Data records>
>>>>>

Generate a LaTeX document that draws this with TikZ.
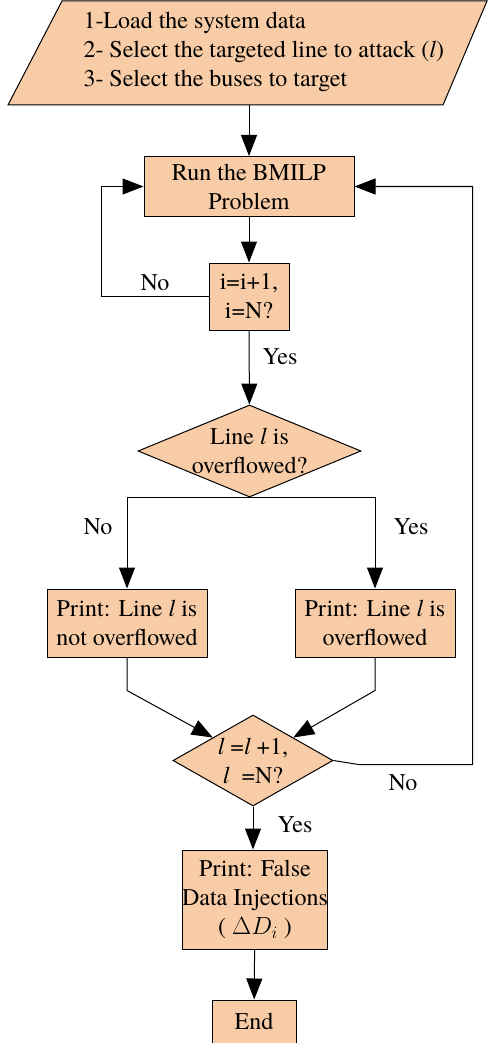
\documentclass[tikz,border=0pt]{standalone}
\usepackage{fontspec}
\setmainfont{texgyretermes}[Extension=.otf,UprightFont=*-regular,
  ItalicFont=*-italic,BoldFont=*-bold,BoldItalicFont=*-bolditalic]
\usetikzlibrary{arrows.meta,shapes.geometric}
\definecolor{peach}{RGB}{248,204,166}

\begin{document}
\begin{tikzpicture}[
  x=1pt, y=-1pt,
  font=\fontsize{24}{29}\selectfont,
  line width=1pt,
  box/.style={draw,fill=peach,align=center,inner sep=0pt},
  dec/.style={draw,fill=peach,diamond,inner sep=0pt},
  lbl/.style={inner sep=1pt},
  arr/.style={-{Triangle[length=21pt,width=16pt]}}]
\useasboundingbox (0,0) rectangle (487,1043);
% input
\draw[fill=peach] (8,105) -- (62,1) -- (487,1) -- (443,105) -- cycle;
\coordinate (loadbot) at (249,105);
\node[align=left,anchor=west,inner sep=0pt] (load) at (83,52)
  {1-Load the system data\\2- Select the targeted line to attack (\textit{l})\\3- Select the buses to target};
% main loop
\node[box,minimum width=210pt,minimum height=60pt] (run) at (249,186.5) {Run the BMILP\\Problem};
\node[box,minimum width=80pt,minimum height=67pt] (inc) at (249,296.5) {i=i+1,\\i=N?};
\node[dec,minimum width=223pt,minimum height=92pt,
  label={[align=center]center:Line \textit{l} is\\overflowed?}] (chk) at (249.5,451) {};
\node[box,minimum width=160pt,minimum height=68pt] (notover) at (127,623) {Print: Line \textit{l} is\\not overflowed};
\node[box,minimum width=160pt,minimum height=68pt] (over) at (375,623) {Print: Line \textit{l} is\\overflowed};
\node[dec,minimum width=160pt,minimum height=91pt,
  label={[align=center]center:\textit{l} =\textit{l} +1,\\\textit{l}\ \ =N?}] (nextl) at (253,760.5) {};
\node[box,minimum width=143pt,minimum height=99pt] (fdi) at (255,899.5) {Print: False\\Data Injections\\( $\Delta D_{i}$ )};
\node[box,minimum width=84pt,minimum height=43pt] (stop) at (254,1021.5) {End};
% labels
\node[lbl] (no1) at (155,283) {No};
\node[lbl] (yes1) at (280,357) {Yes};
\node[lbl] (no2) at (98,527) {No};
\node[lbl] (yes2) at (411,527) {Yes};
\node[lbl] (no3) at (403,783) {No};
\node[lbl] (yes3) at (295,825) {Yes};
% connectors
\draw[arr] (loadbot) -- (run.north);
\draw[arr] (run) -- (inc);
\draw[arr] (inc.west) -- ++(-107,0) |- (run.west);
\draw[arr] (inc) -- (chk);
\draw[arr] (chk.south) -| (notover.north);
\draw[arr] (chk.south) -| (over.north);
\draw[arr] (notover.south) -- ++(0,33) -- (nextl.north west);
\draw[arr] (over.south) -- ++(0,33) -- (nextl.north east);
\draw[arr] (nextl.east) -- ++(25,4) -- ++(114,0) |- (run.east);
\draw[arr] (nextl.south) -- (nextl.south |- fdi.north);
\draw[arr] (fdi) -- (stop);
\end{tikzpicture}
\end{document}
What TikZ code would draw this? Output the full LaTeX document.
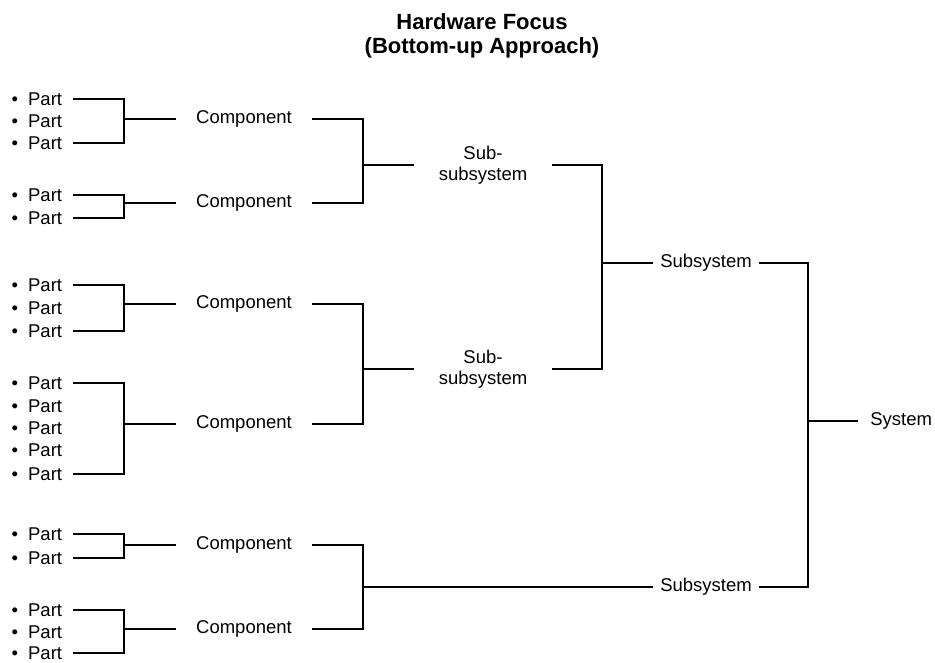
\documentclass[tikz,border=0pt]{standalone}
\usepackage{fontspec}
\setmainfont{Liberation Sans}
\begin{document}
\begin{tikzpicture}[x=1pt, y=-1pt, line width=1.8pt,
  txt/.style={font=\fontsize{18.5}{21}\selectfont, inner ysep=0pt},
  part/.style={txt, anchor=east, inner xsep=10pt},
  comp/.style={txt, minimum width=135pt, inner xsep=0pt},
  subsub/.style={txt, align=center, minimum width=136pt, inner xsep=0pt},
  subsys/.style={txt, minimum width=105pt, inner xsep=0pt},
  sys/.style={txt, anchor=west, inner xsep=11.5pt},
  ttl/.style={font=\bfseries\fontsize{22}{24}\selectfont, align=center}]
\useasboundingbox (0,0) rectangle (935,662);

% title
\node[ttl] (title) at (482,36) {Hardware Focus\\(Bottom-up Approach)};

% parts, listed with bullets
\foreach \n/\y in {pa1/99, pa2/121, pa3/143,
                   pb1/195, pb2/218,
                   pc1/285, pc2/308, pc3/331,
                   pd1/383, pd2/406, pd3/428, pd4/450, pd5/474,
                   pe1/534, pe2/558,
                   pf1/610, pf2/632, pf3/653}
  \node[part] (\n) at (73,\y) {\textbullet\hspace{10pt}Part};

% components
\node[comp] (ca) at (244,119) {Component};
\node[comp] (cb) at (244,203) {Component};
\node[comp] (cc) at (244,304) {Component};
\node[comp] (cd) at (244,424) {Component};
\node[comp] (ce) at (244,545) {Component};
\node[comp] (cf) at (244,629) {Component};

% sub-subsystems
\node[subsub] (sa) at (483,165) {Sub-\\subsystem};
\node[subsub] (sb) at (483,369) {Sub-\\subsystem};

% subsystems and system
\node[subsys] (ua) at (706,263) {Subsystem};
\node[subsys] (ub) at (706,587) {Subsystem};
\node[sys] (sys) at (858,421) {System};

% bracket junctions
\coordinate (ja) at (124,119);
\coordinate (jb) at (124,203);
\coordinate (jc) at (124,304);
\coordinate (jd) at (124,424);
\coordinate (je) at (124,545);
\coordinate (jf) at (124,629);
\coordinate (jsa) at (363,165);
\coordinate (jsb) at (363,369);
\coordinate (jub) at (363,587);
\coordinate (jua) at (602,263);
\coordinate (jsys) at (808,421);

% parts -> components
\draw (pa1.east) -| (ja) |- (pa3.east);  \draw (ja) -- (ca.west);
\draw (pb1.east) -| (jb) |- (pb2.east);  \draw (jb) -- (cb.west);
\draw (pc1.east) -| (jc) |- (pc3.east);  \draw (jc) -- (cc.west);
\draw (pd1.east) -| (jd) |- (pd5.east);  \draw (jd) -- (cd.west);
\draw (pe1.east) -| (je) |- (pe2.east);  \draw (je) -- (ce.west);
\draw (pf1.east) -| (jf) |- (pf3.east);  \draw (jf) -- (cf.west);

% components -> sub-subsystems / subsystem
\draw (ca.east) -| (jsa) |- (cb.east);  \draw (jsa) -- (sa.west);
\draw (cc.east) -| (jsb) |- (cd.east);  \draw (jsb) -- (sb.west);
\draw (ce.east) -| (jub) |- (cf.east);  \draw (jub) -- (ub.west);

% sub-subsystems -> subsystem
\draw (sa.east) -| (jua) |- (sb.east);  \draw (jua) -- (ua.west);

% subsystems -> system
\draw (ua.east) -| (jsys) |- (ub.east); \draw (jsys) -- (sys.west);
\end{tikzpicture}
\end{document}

<<<<<

SET PROBLEM> Make an exact copy of every entry above, minus the images.

EXPECTED ANSWER>
Generate a LaTeX document that draws this with TikZ.
\documentclass[tikz,border=0pt]{standalone}
\usepackage{fontspec}
\setmainfont{texgyretermes}[Extension=.otf,UprightFont=*-regular,
  ItalicFont=*-italic,BoldFont=*-bold,BoldItalicFont=*-bolditalic]
\usetikzlibrary{arrows.meta,shapes.geometric}
\definecolor{peach}{RGB}{248,204,166}

\begin{document}
\begin{tikzpicture}[
  x=1pt, y=-1pt,
  font=\fontsize{24}{29}\selectfont,
  line width=1pt,
  box/.style={draw,fill=peach,align=center,inner sep=0pt},
  dec/.style={draw,fill=peach,diamond,inner sep=0pt},
  lbl/.style={inner sep=1pt},
  arr/.style={-{Triangle[length=21pt,width=16pt]}}]
\useasboundingbox (0,0) rectangle (487,1043);
% input
\draw[fill=peach] (8,105) -- (62,1) -- (487,1) -- (443,105) -- cycle;
\coordinate (loadbot) at (249,105);
\node[align=left,anchor=west,inner sep=0pt] (load) at (83,52)
  {1-Load the system data\\2- Select the targeted line to attack (\textit{l})\\3- Select the buses to target};
% main loop
\node[box,minimum width=210pt,minimum height=60pt] (run) at (249,186.5) {Run the BMILP\\Problem};
\node[box,minimum width=80pt,minimum height=67pt] (inc) at (249,296.5) {i=i+1,\\i=N?};
\node[dec,minimum width=223pt,minimum height=92pt,
  label={[align=center]center:Line \textit{l} is\\overflowed?}] (chk) at (249.5,451) {};
\node[box,minimum width=160pt,minimum height=68pt] (notover) at (127,623) {Print: Line \textit{l} is\\not overflowed};
\node[box,minimum width=160pt,minimum height=68pt] (over) at (375,623) {Print: Line \textit{l} is\\overflowed};
\node[dec,minimum width=160pt,minimum height=91pt,
  label={[align=center]center:\textit{l} =\textit{l} +1,\\\textit{l}\ \ =N?}] (nextl) at (253,760.5) {};
\node[box,minimum width=143pt,minimum height=99pt] (fdi) at (255,899.5) {Print: False\\Data Injections\\( $\Delta D_{i}$ )};
\node[box,minimum width=84pt,minimum height=43pt] (stop) at (254,1021.5) {End};
% labels
\node[lbl] (no1) at (155,283) {No};
\node[lbl] (yes1) at (280,357) {Yes};
\node[lbl] (no2) at (98,527) {No};
\node[lbl] (yes2) at (411,527) {Yes};
\node[lbl] (no3) at (403,783) {No};
\node[lbl] (yes3) at (295,825) {Yes};
% connectors
\draw[arr] (loadbot) -- (run.north);
\draw[arr] (run) -- (inc);
\draw[arr] (inc.west) -- ++(-107,0) |- (run.west);
\draw[arr] (inc) -- (chk);
\draw[arr] (chk.south) -| (notover.north);
\draw[arr] (chk.south) -| (over.north);
\draw[arr] (notover.south) -- ++(0,33) -- (nextl.north west);
\draw[arr] (over.south) -- ++(0,33) -- (nextl.north east);
\draw[arr] (nextl.east) -- ++(25,4) -- ++(114,0) |- (run.east);
\draw[arr] (nextl.south) -- (nextl.south |- fdi.north);
\draw[arr] (fdi) -- (stop);
\end{tikzpicture}
\end{document}
What TikZ code would draw this? Output the full LaTeX document.
\documentclass[tikz,border=0pt]{standalone}
\usepackage{fontspec}
\setmainfont{Liberation Sans}
\begin{document}
\begin{tikzpicture}[x=1pt, y=-1pt, line width=1.8pt,
  txt/.style={font=\fontsize{18.5}{21}\selectfont, inner ysep=0pt},
  part/.style={txt, anchor=east, inner xsep=10pt},
  comp/.style={txt, minimum width=135pt, inner xsep=0pt},
  subsub/.style={txt, align=center, minimum width=136pt, inner xsep=0pt},
  subsys/.style={txt, minimum width=105pt, inner xsep=0pt},
  sys/.style={txt, anchor=west, inner xsep=11.5pt},
  ttl/.style={font=\bfseries\fontsize{22}{24}\selectfont, align=center}]
\useasboundingbox (0,0) rectangle (935,662);

% title
\node[ttl] (title) at (482,36) {Hardware Focus\\(Bottom-up Approach)};

% parts, listed with bullets
\foreach \n/\y in {pa1/99, pa2/121, pa3/143,
                   pb1/195, pb2/218,
                   pc1/285, pc2/308, pc3/331,
                   pd1/383, pd2/406, pd3/428, pd4/450, pd5/474,
                   pe1/534, pe2/558,
                   pf1/610, pf2/632, pf3/653}
  \node[part] (\n) at (73,\y) {\textbullet\hspace{10pt}Part};

% components
\node[comp] (ca) at (244,119) {Component};
\node[comp] (cb) at (244,203) {Component};
\node[comp] (cc) at (244,304) {Component};
\node[comp] (cd) at (244,424) {Component};
\node[comp] (ce) at (244,545) {Component};
\node[comp] (cf) at (244,629) {Component};

% sub-subsystems
\node[subsub] (sa) at (483,165) {Sub-\\subsystem};
\node[subsub] (sb) at (483,369) {Sub-\\subsystem};

% subsystems and system
\node[subsys] (ua) at (706,263) {Subsystem};
\node[subsys] (ub) at (706,587) {Subsystem};
\node[sys] (sys) at (858,421) {System};

% bracket junctions
\coordinate (ja) at (124,119);
\coordinate (jb) at (124,203);
\coordinate (jc) at (124,304);
\coordinate (jd) at (124,424);
\coordinate (je) at (124,545);
\coordinate (jf) at (124,629);
\coordinate (jsa) at (363,165);
\coordinate (jsb) at (363,369);
\coordinate (jub) at (363,587);
\coordinate (jua) at (602,263);
\coordinate (jsys) at (808,421);

% parts -> components
\draw (pa1.east) -| (ja) |- (pa3.east);  \draw (ja) -- (ca.west);
\draw (pb1.east) -| (jb) |- (pb2.east);  \draw (jb) -- (cb.west);
\draw (pc1.east) -| (jc) |- (pc3.east);  \draw (jc) -- (cc.west);
\draw (pd1.east) -| (jd) |- (pd5.east);  \draw (jd) -- (cd.west);
\draw (pe1.east) -| (je) |- (pe2.east);  \draw (je) -- (ce.west);
\draw (pf1.east) -| (jf) |- (pf3.east);  \draw (jf) -- (cf.west);

% components -> sub-subsystems / subsystem
\draw (ca.east) -| (jsa) |- (cb.east);  \draw (jsa) -- (sa.west);
\draw (cc.east) -| (jsb) |- (cd.east);  \draw (jsb) -- (sb.west);
\draw (ce.east) -| (jub) |- (cf.east);  \draw (jub) -- (ub.west);

% sub-subsystems -> subsystem
\draw (sa.east) -| (jua) |- (sb.east);  \draw (jua) -- (ua.west);

% subsystems -> system
\draw (ua.east) -| (jsys) |- (ub.east); \draw (jsys) -- (sys.west);
\end{tikzpicture}
\end{document}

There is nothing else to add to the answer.